The findings raise concerns about a lack of understanding of other cultures and religions, the survey’s authors said.

“The view that citizenship is subject to a hierarchy of prominence, determined primarily by one’s faith, is precisely the frame that extremist groups want normalised,” said Abaas Yunas, head of the Tabah Futures Initiative that designed the study.

“This raises a profound question: why do they think non-Muslim citizens should not have equal rights?

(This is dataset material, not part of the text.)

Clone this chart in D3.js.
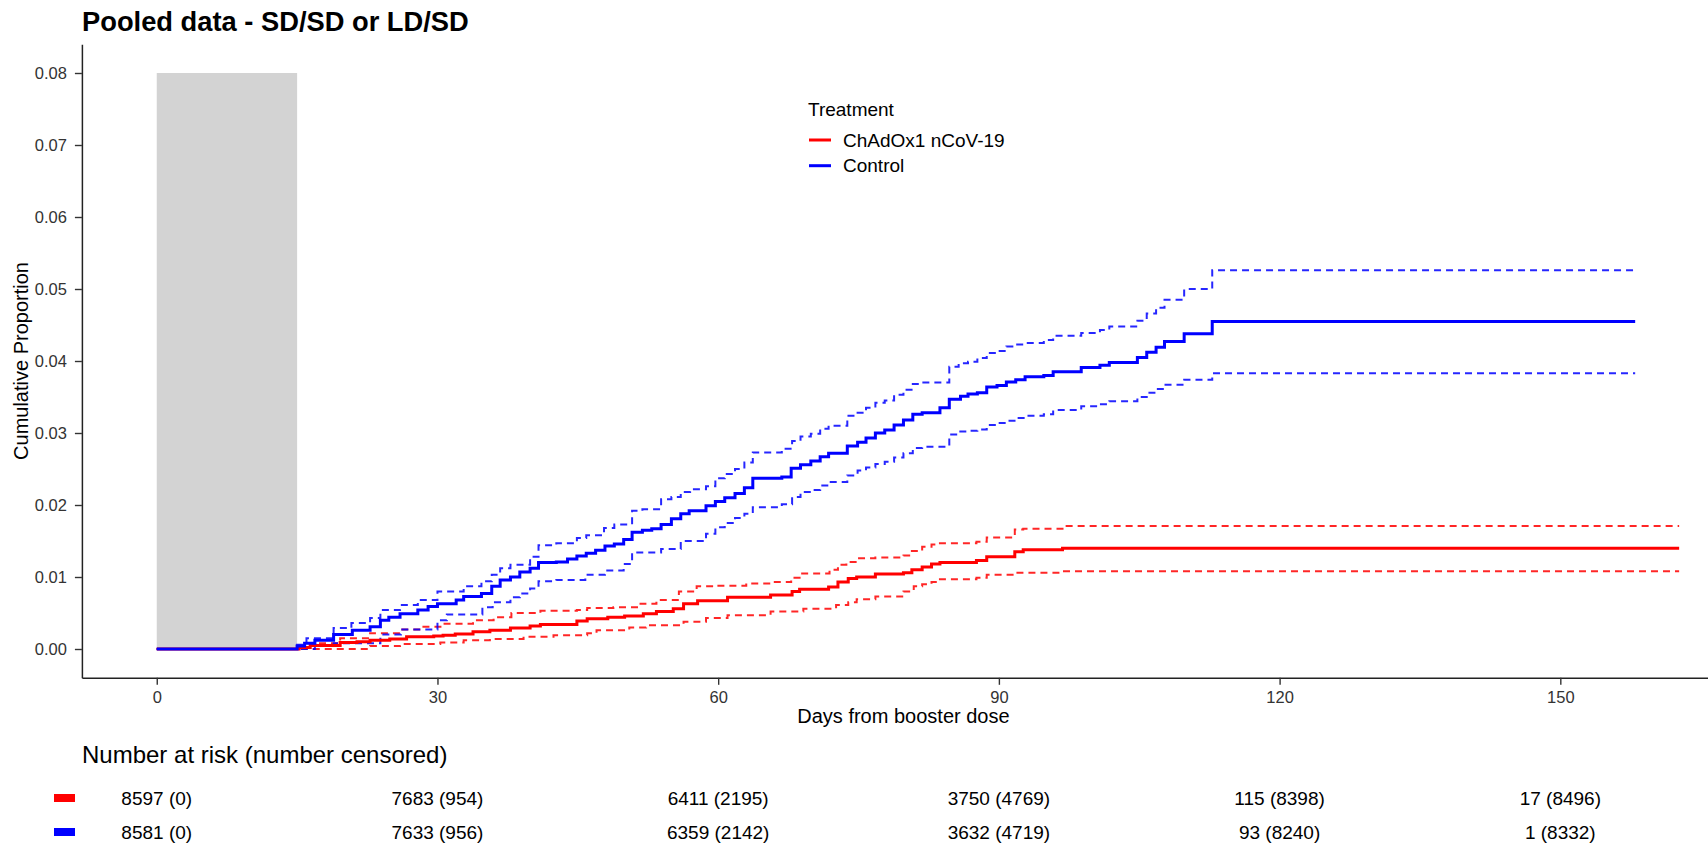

Where is that coming from?”

It could be derived from extremist ideologies that take concepts from Islam and distort them, he said.

It is in contrast to measures taken to grant equal treatment for all religious minorities, such as at the Marrakech Declaration last year.

“But ignorance plays a very important role in all of this and they [extremists] exploit it,” Mr Yunas said.

Such ideas could also be propagated among insecure Muslims, who fear that non-Muslim residents of their country could spread un-Islamic behaviour.

“A person who is comfortable with their religious identity does not fear having non-Muslims living among them,” Mr Yunas said.

The largest rate of young people who said non-Muslims should not have equal rights was in Libya, at 54 per cent.

That was followed by Mauritania, with 47 per cent.

In Oman, the figure was 41 per cent.

Rania Abou, a 32-year-old Qatari, said such views are driven by ignorance and perhaps political instability in some countries.

“When people are under pressure to survive on a daily basis, they tend to stick to people from their own sect,” Ms Abou said.

“Our Islamic religion says there should be no difference between people of different faiths.

“If the religion does not deprive them of their rights, who are we to do that?

“Moral and ethical behaviour are also not entirely religion based.

“There are many Muslims who spread negative behaviour in society.

“It has nothing to do with being Muslim or not.”